Giorni fa stavo riflettendo. Riflettendo su certa gente che riteneva (e tuttora ritiene), senza se e senza ma, gli anni '80 "maledettissimi", in senso negativo. Onestamente, per chi ha un minimo di raziocinio, una sparata di questo tipo non può che essere falsa e assolutamente lontana da quel che tale decennio ha dato. Io faccio parte di quella categoria di persone che vede negli anni '80 un periodo non compreso a sufficienza. Un periodo che ha dato tante belle cose, anche in fatto di pop.

E proprio di pop vado a parlare. Era un'epoca in cui nelle classifiche c'era un quasi perfetto equilibrio tra qualità e quantità di dischi venduti. Penso a "La Voce Del Padrone" di Franco Battiato, forse anche a "So" di Peter Gabriel (anche se non è propriamente pop)... e penso anche agli Stadio.

Sì, gli Stadio, ovvero una delle band più significative di quell'epoca. La voce maestosa di Gaetano Curreri, la chitarra di Ricky Portera, gli arrangiamenti di Fabio Liberatori, e l'abilità dietro le pelli di Giovanni Pezzoli (oggi unico membro rimanente della band assieme a Curreri), sono sicuramente i fattori che rendono una band come questa unica nel suo genere.

E, dopo un buon disco omonimo targato 1982, è nel 1984 che ricevono la loro definitiva "consacrazione" con questo "La Faccia Delle Donne".

Disco caratterizzato da sapienti collaborazioni con artisti quali Luca Carboni, Lucio Dalla, Ron e addirittura l'ancora valido (ai tempi) Vasco Rossi.
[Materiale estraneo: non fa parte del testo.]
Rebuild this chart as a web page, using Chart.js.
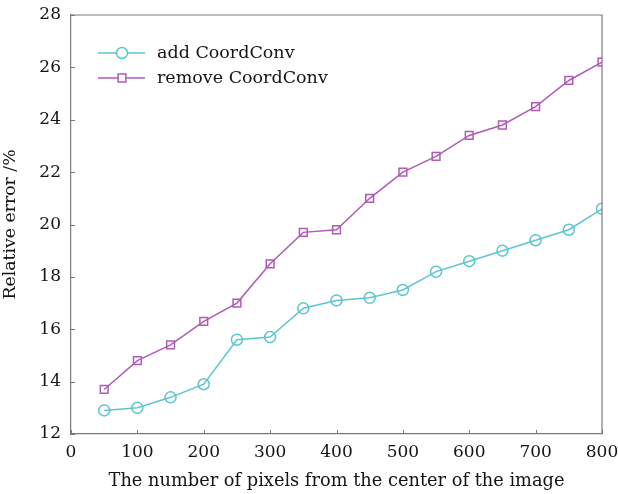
<!DOCTYPE html>
<html>
<head>
<meta charset="utf-8">
<script src="https://cdn.jsdelivr.net/npm/chart.js@4.4.0/dist/chart.umd.min.js"></script>
<style>
  html, body { margin: 0; padding: 0; background: #fff; }
  #wrap { width: 618px; height: 494px; position: relative; }
</style>
</head>
<body>
<div id="wrap"><canvas id="c" width="618" height="494"></canvas></div>
<script>
// Distance from image centre (pixels)
const pixelDistances = [50, 100, 150, 200, 250, 300, 350, 400, 450, 500, 550, 600, 650, 700, 750, 800];
// Relative error (%) for each variant
const addCoordConv    = [12.9, 13.0, 13.4, 13.9, 15.6, 15.7, 16.8, 17.1, 17.2, 17.5, 18.2, 18.6, 19.0, 19.4, 19.8, 20.6];
const removeCoordConv = [13.7, 14.8, 15.4, 16.3, 17.0, 18.5, 19.7, 19.8, 21.0, 22.0, 22.6, 23.4, 23.8, 24.5, 25.5, 26.2];
const seriesNames = ['add CoordConv', 'remove CoordConv'];
const xTicks = [0, 100, 200, 300, 400, 500, 600, 700, 800];
const yTicks = [12, 14, 16, 18, 20, 22, 24, 26, 28];

const FONT = '"DejaVu Serif", "Liberation Serif", serif';
const TEXT = '#141414';
const AXIS = '#7a7a7a';
const CYAN = '#5cc6cf';
const MAGENTA = '#b05ab8';

const toPoints = vals => vals.map((v, i) => ({ x: pixelDistances[i], y: v }));

// Box frame, inward tick marks and the line+marker legend
const framePlugin = {
  id: 'frame',
  afterDraw(chart) {
    const { ctx, chartArea: a, scales } = chart;
    ctx.save();
    ctx.strokeStyle = AXIS;
    ctx.lineWidth = 1.2;
    ctx.beginPath();
    ctx.moveTo(a.left, a.top); ctx.lineTo(a.right, a.top); ctx.lineTo(a.right, a.bottom);
    ctx.stroke();
    ctx.lineWidth = 1;
    ctx.beginPath();
    xTicks.forEach(t => {
      const px = Math.round(scales.x.getPixelForValue(t)) + 0.5;
      ctx.moveTo(px, a.bottom); ctx.lineTo(px, a.bottom - 4);
    });
    yTicks.forEach(t => {
      const py = Math.round(scales.y.getPixelForValue(t)) + 0.5;
      ctx.moveTo(a.left, py); ctx.lineTo(a.left + 4, py);
    });
    ctx.stroke();

    // legend
    chart.data.datasets.forEach((ds, i) => {
      const y = 53 + i * 25;
      ctx.strokeStyle = ds.borderColor;
      ctx.lineWidth = 1.5;
      ctx.beginPath();
      ctx.moveTo(98, y); ctx.lineTo(145, y);
      ctx.stroke();
      ctx.fillStyle = '#ffffff';
      Chart.helpers.drawPoint(ctx, {
        pointStyle: ds.pointStyle, radius: ds.pointRadius, borderWidth: 1.5
      }, 122, y);
      ctx.fillStyle = TEXT;
      ctx.font = '17.5px ' + FONT;
      ctx.textAlign = 'left';
      ctx.textBaseline = 'middle';
      ctx.fillText(ds.label, 157, y);
    });
    ctx.restore();
  }
};

new Chart(document.getElementById('c'), {
  type: 'line',
  data: {
    datasets: [
      {
        label: seriesNames[0],
        data: toPoints(addCoordConv),
        borderColor: CYAN,
        backgroundColor: 'rgba(0,0,0,0)',
        borderWidth: 1.5,
        pointStyle: 'circle',
        pointRadius: 5.5,
        pointBorderWidth: 1.5,
        pointBackgroundColor: 'rgba(255,255,255,0)',
        pointBorderColor: CYAN
      },
      {
        label: seriesNames[1],
        data: toPoints(removeCoordConv),
        borderColor: MAGENTA,
        backgroundColor: 'rgba(0,0,0,0)',
        borderWidth: 1.5,
        pointStyle: 'rect',
        pointRadius: 5.5,
        pointBorderWidth: 1.5,
        pointBackgroundColor: 'rgba(255,255,255,0)',
        pointBorderColor: MAGENTA
      }
    ]
  },
  options: {
    responsive: false,
    animation: false,
    layout: { padding: { top: 15, right: 16, left: 0, bottom: 0 } },
    plugins: { legend: { display: false }, tooltip: { enabled: false } },
    scales: {
      x: {
        type: 'linear',
        min: 0, max: 800,
        afterBuildTicks(scale) { scale.ticks = xTicks.map(v => ({ value: v })); },
        afterFit(scale) { scale.height = 60; scale.paddingRight = 0; scale.paddingLeft = 0; },
        ticks: { color: TEXT, font: { family: FONT, size: 17 }, padding: 8, maxRotation: 0 },
        grid: { drawOnChartArea: false, drawTicks: false },
        border: { display: true, color: AXIS, width: 1.2 },
        title: {
          display: true,
          text: 'The number of pixels from the center of the image',
          color: TEXT,
          font: { family: FONT, size: 17.8 },
          padding: { top: 0, bottom: 2 }
        }
      },
      y: {
        min: 12, max: 28,
        afterBuildTicks(scale) { scale.ticks = yTicks.map(v => ({ value: v })); },
        afterFit(scale) { scale.width = 71; scale.paddingTop = 0; scale.paddingBottom = 0; },
        ticks: { color: TEXT, font: { family: FONT, size: 17 }, padding: 10 },
        grid: { drawOnChartArea: false, drawTicks: false },
        border: { display: true, color: AXIS, width: 1.2 },
        title: {
          display: true,
          text: 'Relative error /%',
          color: TEXT,
          font: { family: FONT, size: 17.3 },
          padding: { top: 0, bottom: 8 }
        }
      }
    }
  },
  plugins: [framePlugin]
});
</script>
</body>
</html>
Proprio quest'ultimo contribuisce due volte: dapprima firma quella che forse è una delle loro migliori canzoni: "Acqua e Sapone". Ritratto di quella Natasha Hovey di cui il nostro Carlo Verdone era innamorato nell'omonimo film, secondo regalo a tale personaggio dopo "Chi Te L'Ha Detto?" finita precedentemente all'interno di "Borotalco"; per poi duettare con lo stesso Curreri all'interno della simpaticissima titletrack, una panoramica di tutti i tipi di facce che possono avere le donne.

Non manca la malinconia ("Dentro Le Scarpe", "C'è", "Non Sai Cos'è"), la rabbia ("Ti Senti Sola"), l'erotismo visto dal suo lato più comico ("Porno In TV", anch'essa caratterizzata da un Liberatori al massimo della forma) e un'incursione ben riuscita a Sanremo ("Allo Stadio").

"La Faccia Delle Donne" rappresenta sicuramente il punto più alto della carriera degli Stadio, pur non essendo comunque esenti dall'aver fatto altri ottimi dischi ("Canzoni Alla Radio", "Siamo Tutti Elefanti Inventati", "Stabiliamo Un Contatto").

Oggi sono dei bravi artigiani, e Curreri quando vuole scrive ancora belle canzoni, ma un disco come questo non dovrebbe mai finire nel dimenticatoio.

E se qualcuno volesse farlo finire lì, bisognerebbe correre con lo scopo di recuperarlo il prima possibile, ripulire la polvere accumulatasi nella custodia del cd (o nella superficie del vinile) e tenersi quell'opera come un ricordo di quel pop bello, mai noioso, orecchiabile e vero allo stesso tempo.

E mentre penso ciò, guardo i mass media odierni, che hanno il coraggio di definire disco del 2008 il quasi pessimo "Safari" di Jovanotti, e guardo la top 3 nostrana delle classifiche, comprendente Pausini, Ferreri e Grandi. Non posso che vergognarmi e dire a me stesso che il pop anni '80 come quello degli Stadio era e rimarrà storia della musica, non roba usa e getta.

E questo è un dato oggettivo, per un disco senza tempo come questo.